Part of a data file
------------------------

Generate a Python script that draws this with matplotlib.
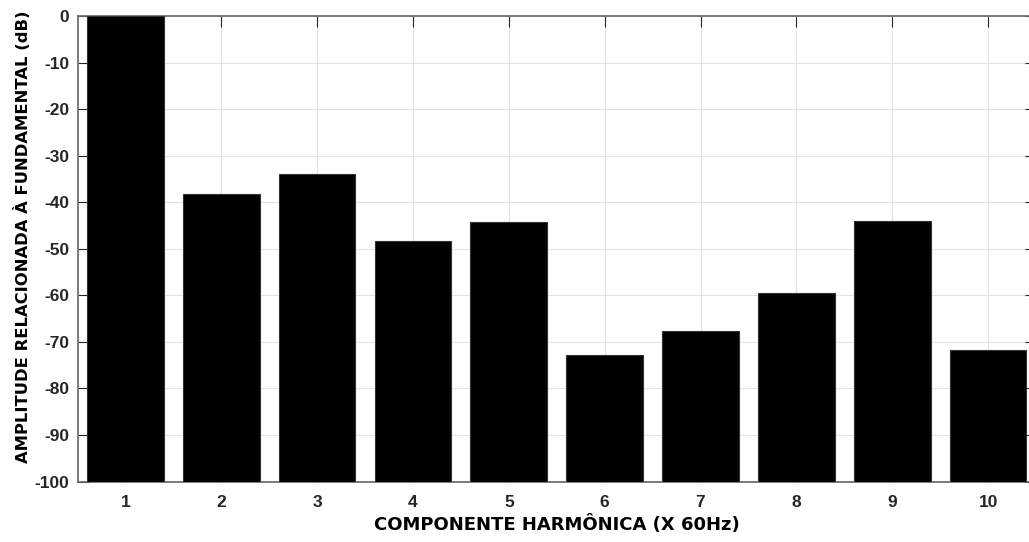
import matplotlib
matplotlib.use("Agg")
import matplotlib.pyplot as plt
import numpy as np

harmonics = [1, 2, 3, 4, 5, 6, 7, 8, 9, 10]
amplitude_db = [0.0, -38.3, -33.9, -48.3, -44.3, -72.8, -67.6, -59.5, -44.1, -71.8]
y_ticks = [-100, -90, -80, -70, -60, -50, -40, -30, -20, -10, 0]

W, H = 1029, 542
fig = plt.figure(figsize=(W / 100, H / 100), dpi=100)
left, right, top, bottom = 77.5, 1036, 16, 481.5
ax = fig.add_axes([left / W, 1 - bottom / H, (right - left) / W, (bottom - top) / H])

base = -100
heights = [v - base for v in amplitude_db]
ax.bar(harmonics, heights, bottom=base, width=0.8, color="black",
       edgecolor="#333333", linewidth=0.8, zorder=3)

ax.set_xlim(0.5, 10.5)
ax.set_ylim(-100, 0)
ax.set_xticks(harmonics)
ax.set_yticks(y_ticks)
ax.grid(True, color="#e3e3e3", linewidth=0.8, zorder=0)
ax.set_axisbelow(True)

tick_font = dict(family="Liberation Sans", weight="bold", size=12.5)
ax.set_xticklabels([str(h) for h in harmonics], fontdict=tick_font, color="#262626")
ax.set_yticklabels([str(t) for t in y_ticks], fontdict=tick_font, color="#262626")
ax.tick_params(direction="in", length=8, width=0.8, color="#262626",
               top=True, right=True)
ax.tick_params(axis="x", pad=10)
ax.tick_params(axis="y", pad=6)
for s in ax.spines.values():
    s.set_color("#666666")
    s.set_linewidth(1.2)

fig.text(556.5 / W, 1 - 525 / H, "COMPONENTE HARMÔNICA (X 60Hz)",
         family="DejaVu Sans", weight="bold", size=13, ha="center", va="center")
fig.text(22.5 / W, 1 - 237 / H, "AMPLITUDE RELACIONADA À FUNDAMENTAL (dB)",
         family="DejaVu Sans", weight="bold", size=11.8, ha="center", va="center",
         rotation=90)

fig.savefig("out.png", dpi=100)
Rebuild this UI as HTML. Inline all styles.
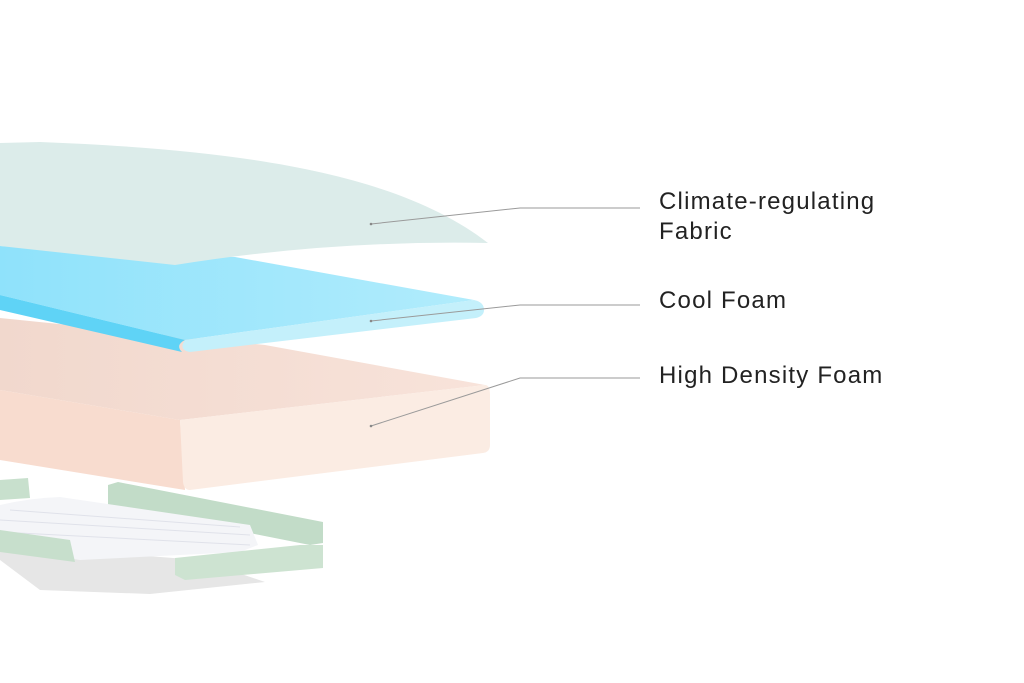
<!DOCTYPE html>
<html><head><style>
html,body{margin:0;padding:0;background:#fff;}
.w{position:relative;width:1024px;height:683px;overflow:hidden;background:#fff;}
.t{position:absolute;left:659px;font-family:"Liberation Sans",sans-serif;font-size:24px;color:#222;letter-spacing:1.2px;line-height:30px;}
</style></head><body><div class="w">
<svg width="1024" height="683" style="position:absolute;left:0;top:0">
<defs>
<linearGradient id="bt" x1="0" y1="0" x2="1" y2="0"><stop offset="0" stop-color="#8fe2fb"/><stop offset="1" stop-color="#b1ecfc"/></linearGradient>
<linearGradient id="pt" x1="0" y1="0" x2="1" y2="0"><stop offset="0" stop-color="#f1d8cd"/><stop offset="1" stop-color="#f8e3da"/></linearGradient>
</defs>
<polygon points="0,560 40,590 150,594 265,582 200,560 0,545" fill="#e6e6e6"/>
<polygon points="0,480 28,478 30,498 0,500" fill="#c8e0cd"/>
<polygon points="108,485 118,482 323,522 323,543 310,545 108,505" fill="#c2dcc8"/>
<path d="M0,505 Q30,498 60,497 L250,525 L258,545 L240,552 L80,560 L0,548 Z" fill="#f4f5f8"/>
<g stroke="#e0e2ea" stroke-width="1">
<line x1="0" y1="520" x2="250" y2="535"/><line x1="0" y1="532" x2="250" y2="545"/><line x1="10" y1="510" x2="240" y2="527"/>
</g>
<polygon points="0,530 70,540 75,562 0,552" fill="#c7dfcc"/>
<polygon points="175,558 300,545 323,545 323,568 185,580 175,575" fill="#cde3d1"/>
<polygon points="0,318 265,345 485,385 180,420 0,390" fill="url(#pt)"/>
<polygon points="0,390 180,420 185,490 0,460" fill="#f8dccf"/>
<path d="M180,420 L485,385 Q490,385 490,395 L490,445 Q490,452 483,453 L190,490 Q184,490 183,482 Z" fill="#fbece3"/>
<polygon points="0,246 235,257 474,300 185,340 0,295" fill="url(#bt)"/>
<path d="M0,295 L185,340 Q175,345 182,352 L0,310 Z" fill="#5fd3f6"/>
<path d="M185,340 L474,300 Q484,302 484,310 Q484,316 476,318 L190,352 Q178,350 185,340 Z" fill="#c4f0fb"/>
<path d="M0,143 L40,142 C250,150 400,175 488,243 Q330,240 175,265 L0,246 Z" fill="#dcecea"/>
<g stroke="#9a9a9a" stroke-width="1" fill="none">
<polyline points="371,224 520,208 640,208"/>
<polyline points="371,321 520,305 640,305"/>
<polyline points="371,426 520,378 640,378"/>
</g>
<g fill="#888"><circle cx="371" cy="224" r="1.3"/><circle cx="371" cy="321" r="1.3"/><circle cx="371" cy="426" r="1.3"/></g>
</svg>
<div class="t" style="top:187px">Climate-regulating<br>Fabric</div>
<div class="t" style="top:286px">Cool Foam</div>
<div class="t" style="top:361px">High Density Foam</div>
</div></body></html>
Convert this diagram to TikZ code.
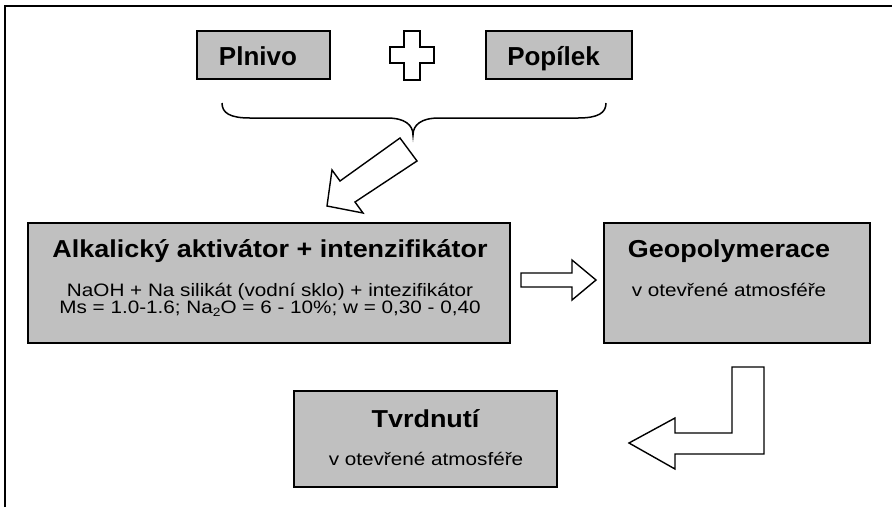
\documentclass[tikz,border=0pt]{standalone}
\usepackage{fontspec}
\setmainfont{Liberation Sans}
\newfontfamily\wfont[FakeStretch=1.15]{Liberation Sans}
\newfontfamily\hfont[FakeStretch=1.1]{Liberation Sans}
\newfontfamily\tfont[FakeStretch=1.0]{Liberation Sans}
\definecolor{boxgray}{HTML}{C0C0C0}
\begin{document}
\begin{tikzpicture}[x=1pt,y=-1pt,
  box/.style={draw=black, fill=boxgray, line width=1.6pt},
  shapeline/.style={draw=black, fill=white, line width=1.4pt, line join=miter},
  txt/.style={anchor=base, inner sep=0pt, outer sep=0pt},
  toplabel/.style={txt, font=\tfont\bfseries\fontsize{26}{26}\selectfont},
  title/.style={txt, font=\hfont\bfseries\fontsize{24.5}{25}\selectfont},
  body/.style={txt, font=\wfont\fontsize{18}{19}\selectfont}]
\useasboundingbox (0,0) rectangle (892,507);
% frame
\draw[line width=2pt] (5,507) -- (5,6) -- (892,6);
% top boxes
\draw[box] (197,31) rectangle (330,79);
\node[toplabel] (plnivo) at (258,65.5) {Plnivo};
\draw[box] (486,31) rectangle (632,79);
\node[toplabel] (popilek) at (553.5,65.5) {Popílek};
% plus sign
\draw[shapeline] (404,31) -- (420,31) -- (420,47) -- (434,47) -- (434,63) -- (420,63) -- (420,80) -- (404,80) -- (404,63) -- (390,63) -- (390,47) -- (404,47) -- cycle;
% brace
\draw[line width=1.5pt] (222,103) .. controls (222,113) and (230,118) .. (250,118) -- (387,118)
  .. controls (405,118) and (413,125) .. (413,135)
  .. controls (413,125) and (421,118) .. (439,118) -- (578,118)
  .. controls (598,118) and (606,113) .. (606,103);
% diagonal block arrow
\draw[shapeline] (400,138) -- (417,161) -- (355,202) -- (363,213) -- (327,206) -- (332,170) -- (340,181) -- cycle;
% Alkalicky box
\draw[box] (28,223) rectangle (510,343);
\node[title] (alkt) at (270,257) {Alkalický aktivátor + intenzifikátor};
\node[body] (alk1) at (270,296) {NaOH + Na silikát (vodní sklo) + intezifikátor};
\node[body] (alk2) at (270,313.5) {Ms = 1.0-1.6; Na{\fontsize{12}{12}\selectfont\raisebox{-2.5pt}{2}}O = 6 - 10\%; w = 0,30 - 0,40};
% right block arrow
\draw[shapeline] (521,273) -- (572,273) -- (572,260) -- (596,280) -- (572,300) -- (572,287) -- (521,287) -- cycle;
% Geopolymerace box
\draw[box] (604,223) rectangle (870,343);
\node[title] (geot) at (729,257) {Geopolymerace};
\node[body] (geo1) at (729,296) {v otevřené atmosféře};
% bent block arrow
\draw[shapeline] (732,367) -- (764,367) -- (764,454) -- (675,454) -- (675,469) -- (629,443) -- (675,418) -- (675,433) -- (732,433) -- cycle;
% Tvrdnuti box
\draw[box] (294,391) rectangle (557,487);
\node[title] (tvrt) at (425.5,427) {Tvrdnutí};
\node[body] (tvr1) at (426,465) {v otevřené atmosféře};
\end{tikzpicture}
\end{document}
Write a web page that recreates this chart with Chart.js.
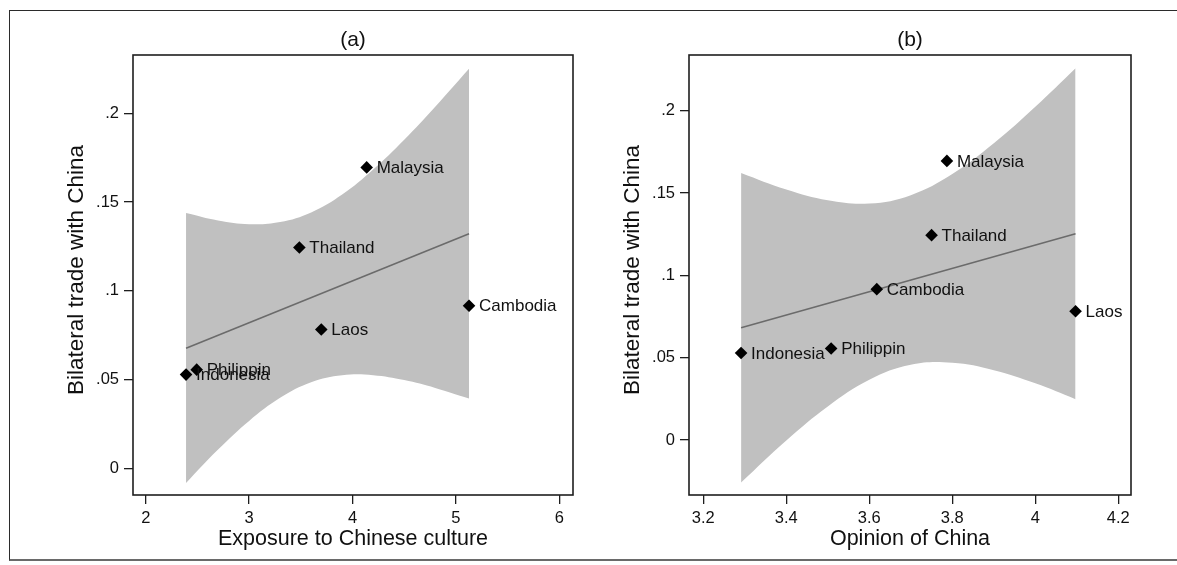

------------------------

(REQUIRED TASK):
Using the material above, report each line where "with" occurs.

(RESPONSE TO THE EXERCISE):
Generate a Python script that draws this with matplotlib.
Write a web page that recreates this chart with Chart.js.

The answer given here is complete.